Struggling households could be hit with another big increase in the cost of borrowing after new figures showed prices were spiralling even higher than expected and inflation could now hit a staggering 18 per cent for Britain’s least well-off.
There appears to be no end in sight to surging prices and falling living standards as inflation jumped into double digits for the first time since 1982.
Figures announced on Wednesday showed consumer prices rose 10.1 per cent in the year to July – outpacing analysts’ expectations and leaving the UK with the worst inflation rate of any leading economy.
The poorest households will be hit much harder than the top-line figure suggests because inflation is being driven by the cost of essential goods such as food and energy, the data showed.
Food prices jumped 12.7 per cent with some basic items including milk, butter, and pasta rising even faster at between 20 per cent and 30 per cent.
Economists now widely expect the Bank of England to announce a second 0.5 percentage-point rate rise in a matter of weeks when its policymakers meet on 15 September, deepening the winter misery for millions of homeowners just before average energy bills are set to almost double to £3,600 a year on 1 October.
A 0.5 per rate increase would add another £700 a year to interest payments on a £250,000 mortgage, further eating into household budgets that are being decimated by inflation.
Lenders have already begun increasing rates and removing their best deals from the market in anticipation of the Bank’s next move.

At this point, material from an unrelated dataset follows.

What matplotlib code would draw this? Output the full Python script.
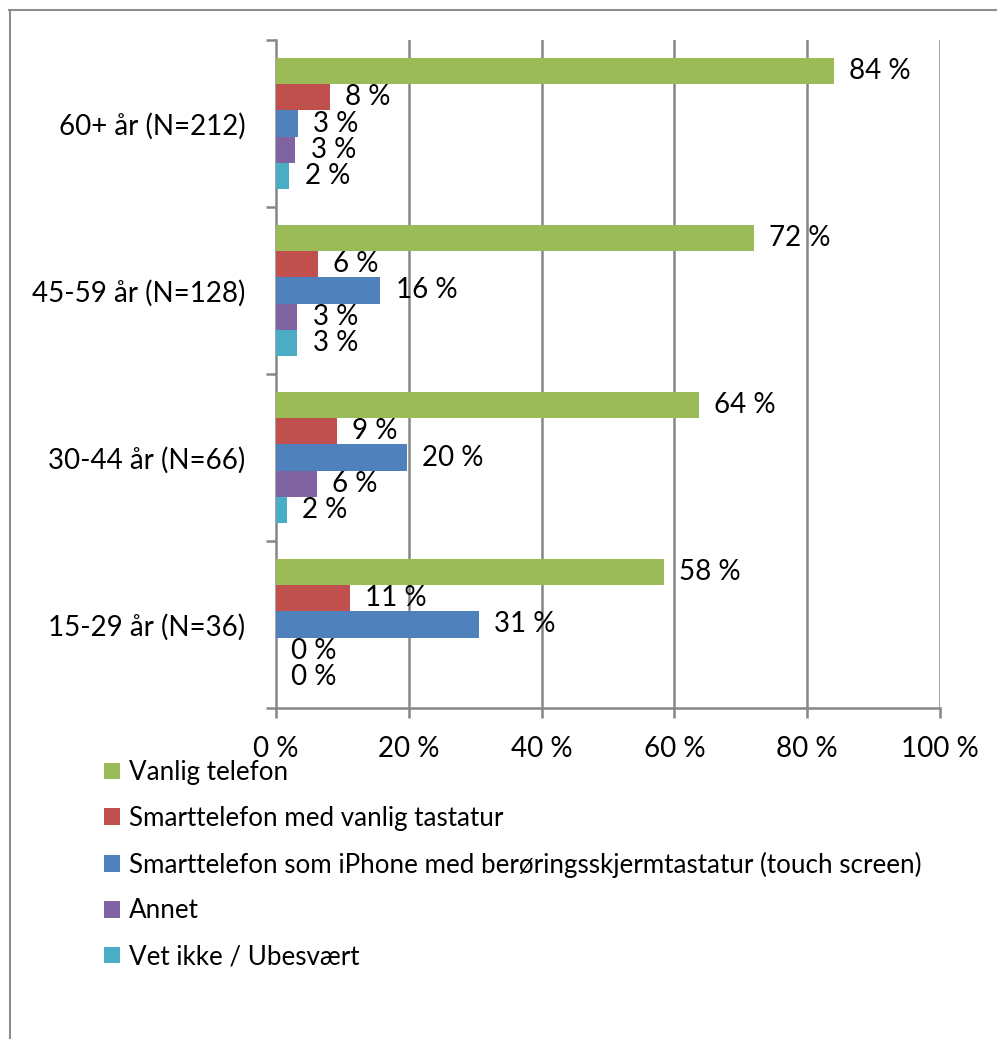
import numpy as np
import matplotlib.pyplot as plt
from matplotlib.patches import Patch
from matplotlib.lines import Line2D

plt.rcParams['font.family'] = ['Lato', 'DejaVu Sans']

# --- data ---
groups = ["60+ år (N=212)", "45-59 år (N=128)", "30-44 år (N=66)", "15-29 år (N=36)"]
series = ["Vanlig telefon",
          "Smarttelefon med vanlig tastatur",
          "Smarttelefon som iPhone med berøringsskjermtastatur (touch screen)",
          "Annet",
          "Vet ikke / Ubesvært"]
vanlig = [84.0, 72.0, 63.7, 58.4]
smart_tast = [8.1, 6.3, 9.2, 11.1]
smart_touch = [3.3, 15.7, 19.7, 30.6]
annet = [2.9, 3.2, 6.2, 0.0]
vet_ikke = [2.0, 3.2, 1.6, 0.0]
values = [vanlig, smart_tast, smart_touch, annet, vet_ikke]
colors = ['#9BBB59', '#C0504D', '#4F81BD', '#8064A2', '#4BACC6']
xticks = [0, 20, 40, 60, 80, 100]

fig = plt.figure(figsize=(9.97, 10.39), dpi=100)
ax = fig.add_axes([276/997, 1 - 708/1039, 664/997, 668/1039])

grid_c = '#868686'
fs = 20
bh = 0.156
y = np.arange(len(groups))
for i, (vals, c) in enumerate(zip(values, colors)):
    pos = y - 2 * bh + i * bh
    bars = ax.barh(pos, vals, height=bh, color=c, zorder=3)
    ax.bar_label(bars, labels=[f"{v:.0f} %" for v in vals], padding=11,
                 fontsize=fs, zorder=4)

ax.set_xlim(0, 100)
ax.set_ylim(len(groups) - 0.5, -0.5)
ax.set_xticks(xticks)
ax.set_xticklabels([f"{t} %" for t in xticks], fontsize=fs)
ax.set_yticks(y)
ax.set_yticklabels(groups, fontsize=fs)
ax.set_yticks(np.arange(len(groups) + 1) - 0.5, minor=True)

for t in xticks[1:]:
    ax.axvline(t, color=grid_c, lw=1.8, zorder=1)

for s in ['top', 'right', 'bottom']:
    ax.spines[s].set_visible(False)
ax.spines['left'].set_color(grid_c)
ax.spines['left'].set_linewidth(1.8)
ax.axhline(len(groups) - 0.5, color=grid_c, lw=1.8, zorder=2, clip_on=False)

ax.tick_params(axis='y', which='major', length=0, pad=22)
ax.tick_params(axis='y', which='minor', length=7, width=1.8, color=grid_c)
ax.tick_params(axis='x', length=7, width=1.8, color=grid_c, pad=13)

handles = [Patch(facecolor=c, label=s) for s, c in zip(series, colors)]
fig.legend(handles=handles, loc='upper left', bbox_to_anchor=(104/997, 1 - 760/1039),
           frameon=False, fontsize=18.7, handlelength=0.6, handleheight=0.6,
           handletextpad=0.35, labelspacing=0.8, borderaxespad=0, borderpad=0)

# outer frame (top and left edges visible)
fig.add_artist(Line2D([9.5/997, 9.5/997], [0, 1 - 10/1039], color='#8c8c8c', lw=1.5))
fig.add_artist(Line2D([9/997, 1], [1 - 10/1039, 1 - 10/1039], color='#8c8c8c', lw=1.5))

fig.savefig('out.png', dpi=100)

George Dibb, head of the Institute for Public Policy Research‘s Centre for Economic Justice, said worse-than-expected inflation numbers had increased the likelihood of an interest rate rise and underlined the need for further financial support from the government.
“The biggest warning sign in today’s data is that food prices appear to be rising quickly. This is obviously concerning given some households will already be struggling to pay their bills and afford essentials,” he said.
“We are not powerless in the face of inflation. Policies can be adopted now to bring it down and help households, and not just interest rate rises. Action now can help avoid a damaging recession caused by everyone feeling the pinch.”
The latest alarming data adds to pressure for political action, but Downing Street remains in a state of inertia while Tory leadership hopefuls Liz Truss and Rishi Sunak battle it out to be next prime minister.
Boris Johnson has refused to announce any further cost of living support until his replacement is in place on 5 September and neither Truss nor Sunak has laid out how they would tackle the biggest upheaval to living standards for decades.
The Institute for Fiscal Studies has issued a damning verdict on both candidates’ claims they would slash taxes without cutting spending. The respected economic think tank said the pair’s proposals were “hard to square” with the reality Britain faces.
Its report said: "The two candidates for prime minister need to recognise this even greater-than-usual uncertainty in the public finances. Additional borrowing in the short term is not necessarily problematic - and indeed may be appropriate to fund targeted support."
It added: "Only last month the OBR [Office for Budget Responsibility] warned that the public finances are already on an unsustainable long-term path: large, unfunded, permanent tax cuts would only act to make this problem worse."
Labour has said it would freeze domestic energy bills at current levels for six months at a cost of £29bn, partly funded by a windfall tax on oil and gas company profits.
The party estimates that its “fully-costed” proposal would have the added benefit of reducing inflation by around 4 percentage points, easing pressure on the Bank to hike interest rates.
Research by the IPPR think tank backed up Labour’s claim, finding that a freeze would reduce peak inflation from 13 per cent to 9 per cent later this year.
Wednesday’s figures revealed a widening gulf between the relative impact of the cost of living crisis on Britain’s richest and poorest groups.
The Office for National Statistics found that the gap between inflation rates for the richest 10th of households and the poorest was the widest for more than 20 years.
According to estimates from the IFS, Britain’s lowest-income families will see inflation surpass 18 per cent because they spend a larger proportion of their budgets on food, gas, electricity and fuel which have seen the biggest price rises.
Annual food inflation is now 12.7 per cent while the energy price cap has jumped more than 50 per cent.